No equine slaughterhouses are currently operating in the U.S., but Valley Meat Co. and several other companies have applied for permits or are considering opening such facilities. Late last year, the Valley Meat Co. of New Mexico sued the United States Department of Agriculture and agriculture secretary Tom Vilsack in federal court to challenge what Valley Meat termed “recent failure to provide inspections for horses for human consumption ... in contravention of an unequivocal Congressional command.”

That case alleges that the USDA has delayed in acting on Valley Meat’s equine slaughter application, costing the company hundreds of thousands of dollars. The suit is ongoing. An attorney for Valley Meat told the New York Times: “I know of a few members of Congress who are not likely to let it remain in the budget. All this means is more debate and more hardship for my clients, because they’ve made these investments to modify their plant already.”

The latest defunding move comes at a time when European food retailers are dealing with a widespread scandal involving horsemeat and the drug residues in it.
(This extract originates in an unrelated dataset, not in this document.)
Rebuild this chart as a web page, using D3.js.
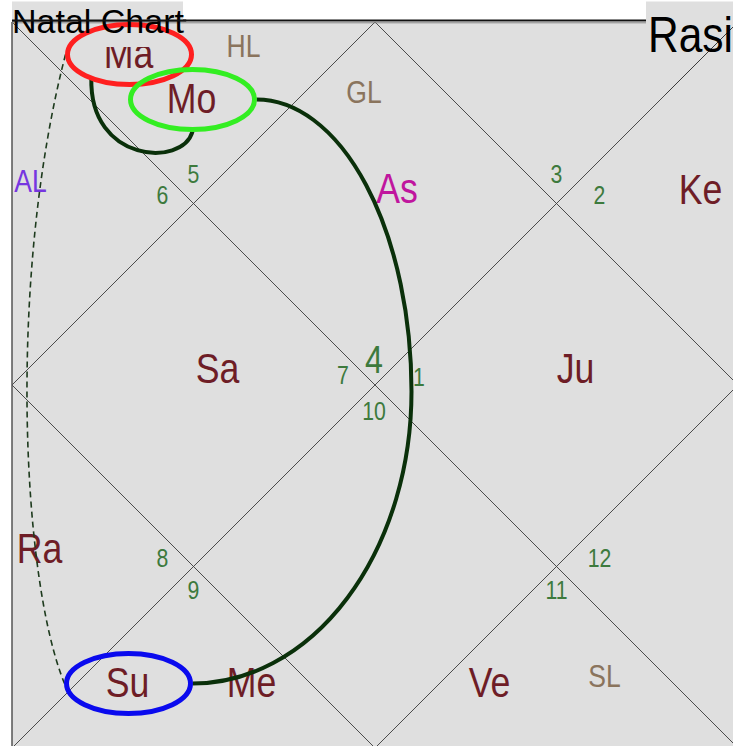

Numerous countries’ authorities have found horsemeat in products labeled as beef or other meat, and recently Britain’s Asda supermarket chain recalled some of its corned beef after testing revealed traces of phenylbutazone, or bute. The drug, a painkiller, is often prescribed to horses for a variety of ailments, and the European Union has banned it in slaughter animals.

On March 25, U. S. Representative Jim Moran of Virginia sent a letter to Vilsack urging the secretary to support defunding language for equine slaughter inspections under the USDA’s 2014 budget submission to Congress.

“At a time when USDA’s budget is diminished by budget cuts and sequestration, it would be irresponsible to divert millions of dollars a year to inspect horsemeat consumed entirely by foreign consumers,” Moran wrote. “Every dollar spent at horse slaughter plants would divert necessary resources away from beef, chicken, and pork inspections—meat actually consumed by Americans.”